If you hae eaten nothing then could it be an excessive build up of acid in your stomach. Have you discussed with your dc about taking a acid reduction drug ?


----------



## Jleigh (Dec 8, 2000)

Cakemix,Your pain sounds a lot like mine. I have had my GB out and it started after that. We're still trying to find out the cause of mine because none of the acid reducers help me. Not Nexium, Protonix, Prilosec, Previcid, Zantac, Tagament, etc.Anyway, if I drink water or take Pepto Bismol it goes away shortly. If I get up and walk and sometimes going to the bathroom helps. I always get it if I have an empty stomach for too long.It is excruciating pain that mimics a heart attack.Mine happens at night especially if I am laying flat. I sleep propped up most of the time now. It happens during the day too. Mostly when I am not moving around much-like sitting at church or reading a book etc..If I find out what is causing mine I'll let you know.Jleigh


----------



## adriennelozito (May 8, 2002)

To cakemix, em.london, Jleigh: I just joined this site today.

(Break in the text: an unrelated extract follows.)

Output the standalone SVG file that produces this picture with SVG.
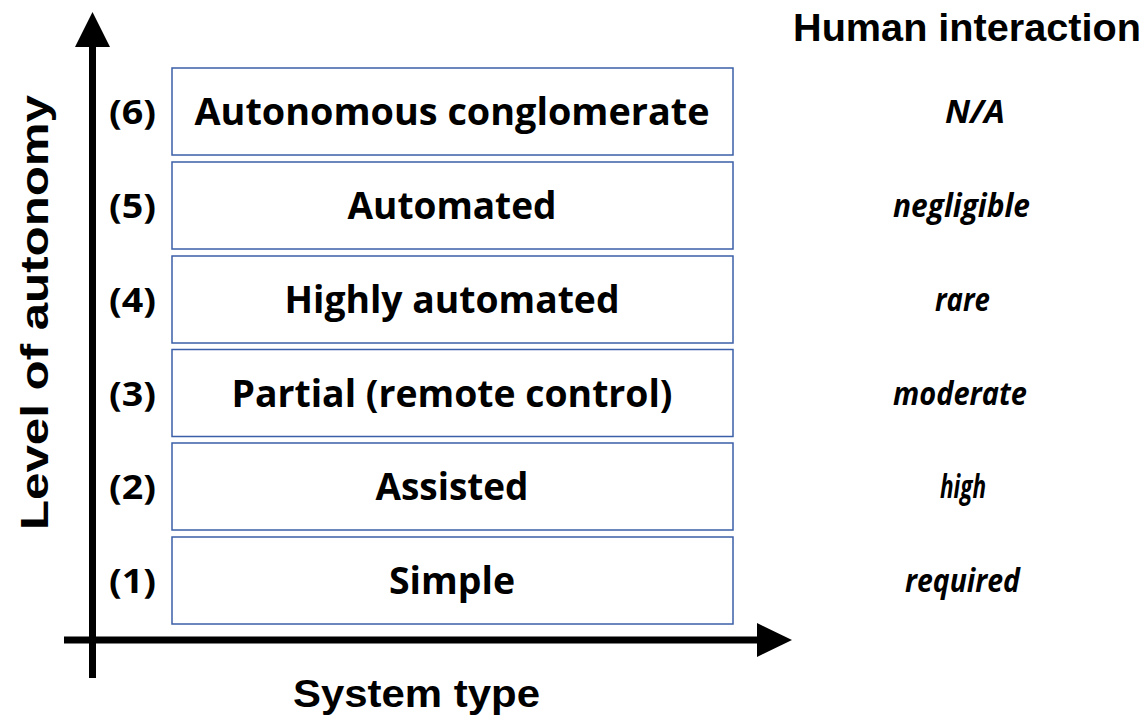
<svg xmlns="http://www.w3.org/2000/svg" width="1146" height="720" viewBox="0 0 1146 720">
<style>
.box{fill:#ffffff;stroke:#3b5fa8;stroke-width:1.5}
.bt{font-family:"Open Sans","Liberation Sans",sans-serif;font-weight:bold;font-size:37px;fill:#000;text-anchor:middle}
.lv{font-family:"Open Sans","Liberation Sans",sans-serif;font-weight:bold;font-size:34px;fill:#000;text-anchor:middle}
.hi{font-family:"Open Sans","Liberation Sans",sans-serif;font-weight:bold;font-style:italic;font-size:33px;fill:#000;text-anchor:middle}
.ax{font-family:"Liberation Sans",Arial,sans-serif;font-weight:bold;font-size:38px;fill:#000}
.axl{stroke:#000;stroke-width:7;fill:none}
</style>
<rect width="1146" height="720" fill="#ffffff"/>
<g id="connectors">
<line class="axl" x1="92.5" y1="678" x2="92.5" y2="45"/>
<polygon points="92.5,12 75,47 110,47" fill="#000"/>
<line class="axl" x1="64" y1="640" x2="759" y2="640"/>
<polygon points="792,640 757,623 757,657" fill="#000"/>
</g>
<g id="level6">
<rect class="box" x="172" y="68" width="561" height="87"/>
<text class="bt" x="452" y="125" textLength="515" lengthAdjust="spacingAndGlyphs">Autonomous conglomerate</text>
<text class="lv" x="132.5" y="124" textLength="47" lengthAdjust="spacingAndGlyphs">(6)</text>
<text class="hi" x="975" y="123" textLength="60" lengthAdjust="spacingAndGlyphs">N/A</text>
</g>
<g id="level5">
<rect class="box" x="172" y="162" width="561" height="87"/>
<text class="bt" x="452" y="219" textLength="209" lengthAdjust="spacingAndGlyphs">Automated</text>
<text class="lv" x="132.5" y="218" textLength="47" lengthAdjust="spacingAndGlyphs">(5)</text>
<text class="hi" x="961.5" y="217" textLength="137" lengthAdjust="spacingAndGlyphs">negligible</text>
</g>
<g id="level4">
<rect class="box" x="172" y="256" width="561" height="87"/>
<text class="bt" x="452" y="313" textLength="335" lengthAdjust="spacingAndGlyphs">Highly automated</text>
<text class="lv" x="132.5" y="312" textLength="47" lengthAdjust="spacingAndGlyphs">(4)</text>
<text class="hi" x="962.5" y="311" textLength="55" lengthAdjust="spacingAndGlyphs">rare</text>
</g>
<g id="level3">
<rect class="box" x="172" y="349.5" width="561" height="87"/>
<text class="bt" x="452" y="406.5" textLength="441" lengthAdjust="spacingAndGlyphs">Partial (remote control)</text>
<text class="lv" x="132.5" y="405.5" textLength="47" lengthAdjust="spacingAndGlyphs">(3)</text>
<text class="hi" x="960" y="404.5" textLength="134" lengthAdjust="spacingAndGlyphs">moderate</text>
</g>
<g id="level2">
<rect class="box" x="172" y="443" width="561" height="87"/>
<text class="bt" x="452" y="500" textLength="153" lengthAdjust="spacingAndGlyphs">Assisted</text>
<text class="lv" x="132.5" y="499" textLength="47" lengthAdjust="spacingAndGlyphs">(2)</text>
<text class="hi" x="963" y="498" textLength="46" lengthAdjust="spacingAndGlyphs">high</text>
</g>
<g id="level1">
<rect class="box" x="172" y="537" width="561" height="87"/>
<text class="bt" x="452" y="594" textLength="126" lengthAdjust="spacingAndGlyphs">Simple</text>
<text class="lv" x="132.5" y="593" textLength="47" lengthAdjust="spacingAndGlyphs">(1)</text>
<text class="hi" x="962.5" y="592" textLength="115" lengthAdjust="spacingAndGlyphs">required</text>
</g>
<g id="labels">
<text class="ax" x="793" y="41" textLength="348" lengthAdjust="spacingAndGlyphs">Human interaction</text>
<text class="ax" x="293" y="707" font-size="40" textLength="247" lengthAdjust="spacingAndGlyphs">System type</text>
<text class="ax" transform="translate(48,530) rotate(-90)" x="0" y="0" font-size="43" textLength="435" lengthAdjust="spacingAndGlyphs">Level of autonomy</text>
</g>
</svg>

I have symptoms exactly like all of yours. Last night, after eating NOTHING for lunch or dinner because my stomach was already acting up (also diagnosed with GERD and IBS), I got some sort of attack. I'm new to this, and am on Nexium 40mg once a day. That's it. Between a gastro doc, a cardio doc, and my regular MD, I'm told it ISN'T my heart. But how can one be sure? Do the GERD attacks mimic heart attacks that closely? Literally, mine start with pain in my left arm which radiates into my chest on the left side. I do feel my stomach doing "something" -- and I guess the burning is the acid reflux acting up. JLeigh, I agree with you, the Nexium isn't doing anything, and cakemix, the Motrin does work better. When I tell the gastro guy the Nexium doesn't work, his response is, "well it should -- maybe you just need to relax more". Maybe what I need is a better doctor. I'm just looking for reassurance that GERD attacks can really feel like a heart attack. Cakemix, my attacks come and go, too -- 3 attacks in the last 2 months. Thanks to all.


----------



## Jleigh (Dec 8, 2000)

APickett,I don't have any pain in my arm. I just have excrutiating pain in my rib area behind the sternum. It radiates to my back and I can not do anything else until I have got the pain to stop.Sometimes when I drink water or pepto it's like I feel air bubbles in my stomach moving around and that helps to relieve the pain sometimes to.I have two or so attacks a week. I never know when they will hit and I have not found any particular thing that causes them to happen except I will definitely get one if my stomach is empty too long.I'm so tired of all this


----------



## adriennelozito (May 8, 2002)

Jleigh -- 2 or so attacks A WEEK! You poor thing -- if mine gets that bad, you might as well commit me. I don't know how you're functioning! I did go out and buy a big bottle of Pepto at your suggestion and have taken the first dose. The pharmacist said it's o.k. to take with the Nexium. Can't say it's doing much, but I do plan to take it every hour as suggested on the back of the bottle until I feel some relief. I'm glad I found this board -- if nothing else, it's comforting to me to know people have the exact same symptoms! Interestingly enough, the attacks weren't that bad until I started the Nexium. Hmmmm - maybe I'm on to something.....You take it easy, and thanks for your response.


----------



## adriennelozito (May 8, 2002)

Jleigh -- P.S. seems my attacks are brought on by an empty stomach, too. Why is that?


----------



## Jleigh (Dec 8, 2000)

I would guess that the acid is stronger because we haven't got anything in there to soak it up!Just a guess but it makes sense to me







I only take the Pepto if I have to which is when I feel the attack starting up and water doesn't stop it right away. I was taking Protonix but it did not help so I quit taking it. My GI wants me to go on it twice a day instead of once a day. I can not afford to do that so....She also wants me to start taking Nifedipine. Have you heard of this? I think it is actually for blood pressure but also helps with relaxing the esophagus or something like that. I need to find out for sure before I start taking it.Hope you're feeling betterJleigh


----------



## cakemix (Apr 9, 2002)

well pepto doesnt work for me..nothing does. When iget the stomach aches (bad time= at LEAST 5 times a week for 4+ hours a night), nothing works except advil. And then i know it is going away when my stomach starts to 'bubble'


----------